How Grab Scales to Huge Demand While Staying Stable
Written by Staff
  • Grab, a Singapore based Uber type service, is so popular that if their IT infrastructure didn’t remain stable during peak usage transportation would literally ground to a halt. Grab is the leading ride sharing service in Singapore, Malaysia, Indonesia, Thailand, Vietnam and the Philippines.

    In the US, the Grab app still works via a partnership with Lyft.

    “Grab is the leading ride sharing service in Southeast Asia,” says Ditesh Kumar, Director of Engineering at Grab. “We do 1.5 million bookings (a day). If we are not running basically transportation comes to a standstill.”

    Kumar says that Grab has the biggest land fleet in Southeast Asia and that they are very concerned about uptime both for their passengers and their drivers, who he says depend on them for their livelihoods.

    “With this comes two challenges, because of the tremendous amount of demand we need to scale, but because so many people depend on us, we need to stay stable.”

    Scale and Stability are Two Opposing Forces

    Kumar notes the difficulties of keeping your IT infrastructure stable while simultaneously scaling platform usage. “You can scale easily if you don’t have to be stable, and you can be very stable if you don’t have to scale.”

    He says that the answer to this huge problem, after a lot of reflection, is addressing their infrastructure fundamentals.

    “If we can make sure that our infrastructure is built not just for the needs of today, but also meets the needs of the future, it completely changes the types of conversations we have,” says Kumar.

    That’s why Grab decided on the AWS infrastructure from the start.
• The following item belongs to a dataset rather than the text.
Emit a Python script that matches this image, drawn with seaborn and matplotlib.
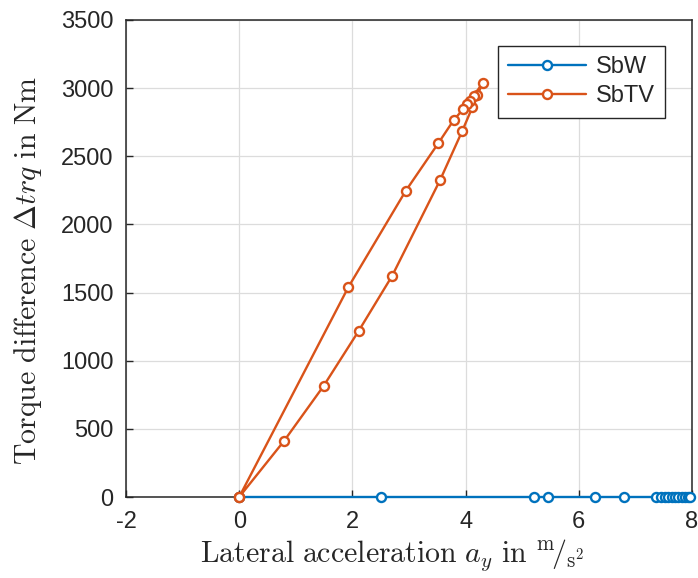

All of the AWS components he says are built to allow infinite scaling and are also extremely reliable.

    Grab started out using a basic AWS setup but as they expanded they added the full gamut of AWS services in order to support their scaling needs. “We needed to start thinking about caching layers so we started using Amazon ElastiCache,” said Kumar.

    They also started using Amazon Redshift, which is s petabyte-scale data warehouse service based in the cloud.

    “It’s huge, it’s massive,” exclaimed Kumar. “Everybody in the company uses it. It’s not just the engineers, the product guys, the marketing team and the ATM team all use it.”

    Real-Time Computation Requires Real-Time Data Streams

    “In addition to that, we are doing real-time computation, and in order to do real-time demand and supply matching we need to have real-time data streams,” says Kumar.

    “The end result is that our drivers will be told the demand is at this place right now, because with this high demand the drivers will be paid more.”

    Building Predictive Models

    Moving forward the company wants to build predictive models to make their service even more efficient for both passengers and drivers.

    “In two hours time this area will have high demand and if you want to take advantage of that move to this area,” explains Kumar. “The way we can do that is by taking into account multiple factors, building data models around it and using the infrastructure to compute those models and come up with an actionable item.”

    Why Grab is on AWS

    Their are many benefits to being on the cloud,” says Kumar. “Such as not having to deal with physical issues, going down to a data center at 3am to the change a failed hard disk or deal with a server that is overheating because a fan has stopped rotating.”

    He noted how companies of his size in the past had to have dedicated operational teams to deal with these sorts of issues. He sees little value in that for the organization and is not a great use for an engineering team. Grab gives every engineer an AWS account to run “full-blown experiments in their sub account” to look for potential problems.

    “They would find things that might be a problem 3 months from now or six months from now, and giving engineers that ability is unparalleled,” he says. “I estimate that we have saved 30-40% of our resourcing and manpower that then went to serving our core focus, and our core focus is about serving our customers.”

    He says this allowed our team to move significantly faster. “In the startup environment that is make-or-break!”